[DATASET EXTRACT]:
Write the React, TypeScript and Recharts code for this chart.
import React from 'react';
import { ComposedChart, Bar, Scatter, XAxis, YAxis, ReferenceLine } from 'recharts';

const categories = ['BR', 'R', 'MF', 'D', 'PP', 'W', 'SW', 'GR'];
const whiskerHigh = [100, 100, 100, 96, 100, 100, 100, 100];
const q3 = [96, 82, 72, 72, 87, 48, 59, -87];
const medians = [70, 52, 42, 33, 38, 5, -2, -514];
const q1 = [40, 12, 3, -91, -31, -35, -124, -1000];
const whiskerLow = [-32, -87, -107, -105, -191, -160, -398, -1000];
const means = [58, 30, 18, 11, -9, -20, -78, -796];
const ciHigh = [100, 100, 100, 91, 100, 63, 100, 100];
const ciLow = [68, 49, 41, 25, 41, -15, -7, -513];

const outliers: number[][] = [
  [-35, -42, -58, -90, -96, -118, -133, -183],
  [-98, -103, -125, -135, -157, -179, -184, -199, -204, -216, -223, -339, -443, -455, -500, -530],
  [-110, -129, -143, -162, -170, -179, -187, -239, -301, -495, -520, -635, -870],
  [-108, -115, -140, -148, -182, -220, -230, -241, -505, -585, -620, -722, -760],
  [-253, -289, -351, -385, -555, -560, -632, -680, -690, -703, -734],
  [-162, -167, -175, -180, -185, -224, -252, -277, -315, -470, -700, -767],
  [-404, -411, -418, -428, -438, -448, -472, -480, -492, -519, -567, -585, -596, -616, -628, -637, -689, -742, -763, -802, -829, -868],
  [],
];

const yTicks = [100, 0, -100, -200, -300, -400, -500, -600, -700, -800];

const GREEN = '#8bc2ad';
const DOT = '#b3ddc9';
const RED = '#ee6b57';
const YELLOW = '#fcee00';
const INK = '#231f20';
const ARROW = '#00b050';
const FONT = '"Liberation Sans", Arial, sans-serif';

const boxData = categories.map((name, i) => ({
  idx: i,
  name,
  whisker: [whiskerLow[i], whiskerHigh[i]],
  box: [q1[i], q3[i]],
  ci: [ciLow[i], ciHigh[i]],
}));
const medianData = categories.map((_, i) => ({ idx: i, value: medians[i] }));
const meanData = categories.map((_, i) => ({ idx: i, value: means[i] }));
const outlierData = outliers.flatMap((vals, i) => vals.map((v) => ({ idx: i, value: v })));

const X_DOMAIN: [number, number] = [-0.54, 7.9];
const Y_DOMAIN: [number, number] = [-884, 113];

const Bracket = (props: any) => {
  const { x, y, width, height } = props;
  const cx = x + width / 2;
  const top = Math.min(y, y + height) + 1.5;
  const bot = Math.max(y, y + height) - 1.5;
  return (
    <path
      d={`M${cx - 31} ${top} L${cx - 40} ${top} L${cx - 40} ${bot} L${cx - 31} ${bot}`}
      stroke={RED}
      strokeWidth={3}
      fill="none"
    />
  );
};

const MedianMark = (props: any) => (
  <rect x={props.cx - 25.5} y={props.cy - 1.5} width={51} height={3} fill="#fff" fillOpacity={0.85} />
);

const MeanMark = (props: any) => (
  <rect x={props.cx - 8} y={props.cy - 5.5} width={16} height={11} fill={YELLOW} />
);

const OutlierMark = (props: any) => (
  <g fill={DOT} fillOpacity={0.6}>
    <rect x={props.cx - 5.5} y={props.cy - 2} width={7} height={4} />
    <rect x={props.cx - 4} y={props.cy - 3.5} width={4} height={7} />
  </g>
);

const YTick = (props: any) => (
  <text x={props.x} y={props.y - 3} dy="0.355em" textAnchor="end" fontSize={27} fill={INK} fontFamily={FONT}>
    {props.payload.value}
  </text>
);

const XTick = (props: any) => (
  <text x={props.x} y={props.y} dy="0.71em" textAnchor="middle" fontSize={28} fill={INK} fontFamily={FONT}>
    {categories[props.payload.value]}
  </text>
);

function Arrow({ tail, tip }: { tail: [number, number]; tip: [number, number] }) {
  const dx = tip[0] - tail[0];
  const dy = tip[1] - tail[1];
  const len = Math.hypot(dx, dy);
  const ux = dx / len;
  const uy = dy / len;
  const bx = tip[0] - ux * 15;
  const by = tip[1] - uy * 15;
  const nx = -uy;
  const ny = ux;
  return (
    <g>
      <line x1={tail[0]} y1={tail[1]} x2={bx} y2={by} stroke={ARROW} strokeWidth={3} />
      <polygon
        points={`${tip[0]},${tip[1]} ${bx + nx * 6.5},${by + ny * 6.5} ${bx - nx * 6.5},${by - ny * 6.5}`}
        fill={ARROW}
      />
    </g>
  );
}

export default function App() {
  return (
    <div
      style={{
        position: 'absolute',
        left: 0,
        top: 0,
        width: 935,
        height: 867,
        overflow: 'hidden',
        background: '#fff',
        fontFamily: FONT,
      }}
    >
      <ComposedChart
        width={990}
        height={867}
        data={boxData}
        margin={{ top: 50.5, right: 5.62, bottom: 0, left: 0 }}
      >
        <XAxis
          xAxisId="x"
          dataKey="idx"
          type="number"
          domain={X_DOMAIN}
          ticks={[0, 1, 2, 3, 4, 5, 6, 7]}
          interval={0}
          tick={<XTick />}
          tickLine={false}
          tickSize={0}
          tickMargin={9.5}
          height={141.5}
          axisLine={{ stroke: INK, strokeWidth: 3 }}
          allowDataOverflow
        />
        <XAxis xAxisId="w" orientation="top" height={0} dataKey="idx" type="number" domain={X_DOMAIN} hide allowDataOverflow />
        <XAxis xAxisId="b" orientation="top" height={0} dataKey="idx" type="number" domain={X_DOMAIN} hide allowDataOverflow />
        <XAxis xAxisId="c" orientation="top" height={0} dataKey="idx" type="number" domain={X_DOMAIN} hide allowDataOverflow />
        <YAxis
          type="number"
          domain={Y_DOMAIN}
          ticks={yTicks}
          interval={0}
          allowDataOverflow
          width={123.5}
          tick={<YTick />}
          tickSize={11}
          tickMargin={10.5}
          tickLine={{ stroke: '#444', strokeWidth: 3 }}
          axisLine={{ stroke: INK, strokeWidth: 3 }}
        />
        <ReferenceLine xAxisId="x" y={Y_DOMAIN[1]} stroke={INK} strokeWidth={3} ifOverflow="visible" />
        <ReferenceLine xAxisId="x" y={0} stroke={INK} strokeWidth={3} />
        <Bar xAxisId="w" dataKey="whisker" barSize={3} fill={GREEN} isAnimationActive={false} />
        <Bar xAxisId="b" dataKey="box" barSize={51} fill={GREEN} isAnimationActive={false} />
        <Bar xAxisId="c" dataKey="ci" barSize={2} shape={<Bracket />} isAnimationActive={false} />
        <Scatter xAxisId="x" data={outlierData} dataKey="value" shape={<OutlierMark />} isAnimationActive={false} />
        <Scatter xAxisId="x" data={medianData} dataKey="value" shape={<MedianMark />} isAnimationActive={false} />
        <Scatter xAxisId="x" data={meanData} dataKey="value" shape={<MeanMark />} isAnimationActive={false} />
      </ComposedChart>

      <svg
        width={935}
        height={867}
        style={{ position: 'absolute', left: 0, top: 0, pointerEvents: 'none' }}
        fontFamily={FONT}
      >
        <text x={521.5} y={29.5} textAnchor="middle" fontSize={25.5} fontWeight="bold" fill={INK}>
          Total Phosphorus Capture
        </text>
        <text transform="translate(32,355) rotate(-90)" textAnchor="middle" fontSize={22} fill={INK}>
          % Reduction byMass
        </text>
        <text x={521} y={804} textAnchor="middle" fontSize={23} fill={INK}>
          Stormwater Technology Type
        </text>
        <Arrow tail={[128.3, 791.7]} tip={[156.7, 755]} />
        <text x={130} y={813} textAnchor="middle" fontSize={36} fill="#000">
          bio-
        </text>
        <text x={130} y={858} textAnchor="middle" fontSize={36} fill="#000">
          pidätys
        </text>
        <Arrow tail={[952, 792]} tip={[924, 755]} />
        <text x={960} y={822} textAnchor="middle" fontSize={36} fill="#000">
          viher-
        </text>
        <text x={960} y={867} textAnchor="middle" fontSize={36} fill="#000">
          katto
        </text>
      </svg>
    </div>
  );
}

[WHAT NEEDS TO BE DONE]:
Find every line with the word "React" and state how many there are, with no other words.

[RESPONSE BELOW]:
2